FRENCH ACTOR Gerard Depardieu yesterday launched a blistering verbal assault on French Prime Minister Jean-Marc Ayrault for calling his decision to move to Belgium pathetic.
“Pathetic, you said pathetic? How pathetic is that?” Depardieu wrote in an open letter. “I am leaving because you believe that success, creation, talent, anything different must be sanctioned,” the Cyrano de Bergerac star said. He claimed he had paid a total of €145m in taxes since he started work at 14, as a printer.
Depardieu recently bought a house in the Belgian border village of Nechin, where 27 per cent of residents are French nationals, after President Francois Hollande’s socialist government passed a welter of eye-watering tax increases.
But a succession of political figures have attacked his decision, including Prime Minister Ayrault and Culture Minister Aurelie Filipetti, who pointed out that public money is lavished on the French film industry, and labelled the popular and trenchant public figure a deserter.
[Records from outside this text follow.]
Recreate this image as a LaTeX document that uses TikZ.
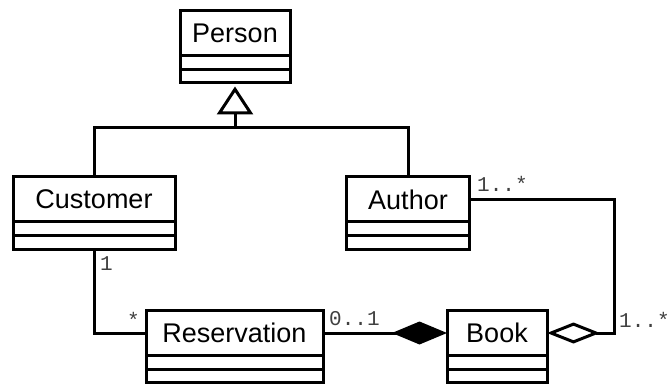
\documentclass[tikz,border=0pt]{standalone}
\usepackage{fontspec}
\setmainfont{Liberation Sans}
\newfontfamily\umlmono{Liberation Mono}
\usetikzlibrary{arrows.meta}

\tikzset{
  classname/.style={draw, line width=3pt, fill=white, outer sep=0pt, inner sep=0pt,
    minimum height=45pt, font=\fontsize{27}{31}\selectfont},
  compartment/.style={draw, line width=3pt, fill=white, outer sep=0pt, inner sep=0pt, anchor=north},
  link/.style={line width=3pt},
  mult/.style={font=\umlmono\fontsize{21}{24}\selectfont, text=black!75, inner sep=0pt, anchor=base west},
  inherit/.style={-{Triangle[open, length=28pt, width=36pt]}, shorten >=4pt},
  composite/.style={-{Diamond[length=55pt, width=23pt]}},
  shared/.style={-{Diamond[open, length=53pt, width=21pt]}},
}

% class box: name section plus two empty compartments
% #1 node name, #2 x, #3 y of the name section centre, #4 width, #5 class name
\newcommand\umlclass[5]{%
  \node[classname, minimum width=#4pt] (#1) at (#2,#3) {#5};
  \node[compartment, minimum width=#4pt, minimum height=14pt] (#1-a) at (#1.south) {};
  \node[compartment, minimum width=#4pt, minimum height=13pt] (#1-b) at (#1-a.south) {};
}

\begin{document}
\begin{tikzpicture}[x=1pt, y=-1pt]
  \useasboundingbox (0,0) rectangle (670,385);

  \umlclass{person}{235}{33}{110}{Person}
  \umlclass{cust}{94}{199.5}{162}{Customer}
  \umlclass{auth}{408}{199.5}{123}{Author}
  \umlclass{res}{234.5}{333}{177}{Reservation}
  \umlclass{book}{497}{333}{100}{Book}

  % generalisation
  \coordinate (genjoin) at (235,128);
  \draw[link] (cust.north) |- (genjoin) -| (auth.north);
  \draw[link, inherit] (genjoin) -- (person-b.south);

  % associations
  \draw[link] (cust-b.south) |- (res.west);
  \draw[link, composite] (res.east) -- (book.west);
  \draw[link, shared] (auth.east) -- ++(145,0) |- (book.east);

  % multiplicities
  \node[mult] (m-auth) at (477,192) {1..*};
  \node[mult] (m-cust) at (100,270) {1};
  \node[mult] (m-res) at (127,327) {*};
  \node[mult] (m-resbook) at (329,325) {0..1};
  \node[mult] (m-book) at (619,327) {1..*};
\end{tikzpicture}
\end{document}
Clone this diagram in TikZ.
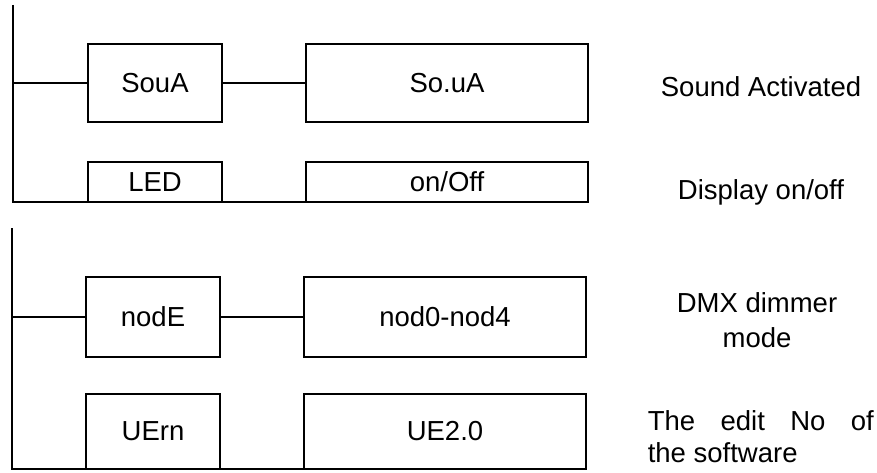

“When we abandon the ship and desert in the middle of an economic war, then you don’t come back and give morality lessons,” she told a French TV channel.
Despite the tax hikes, wealthy UK citizens are considering moving to France, according to data from Lloyds TSB this morning. Some 22 per cent of millionaires would consider leaving the UK in the next two years, Lloyds said.
And across the whole sample – including people worth over £250,000 – a fifth cited France as the country they would most like to move to. But this was likely down to the weather, the data suggested, with 63 per cent saying poor UK weather was a key reason to move.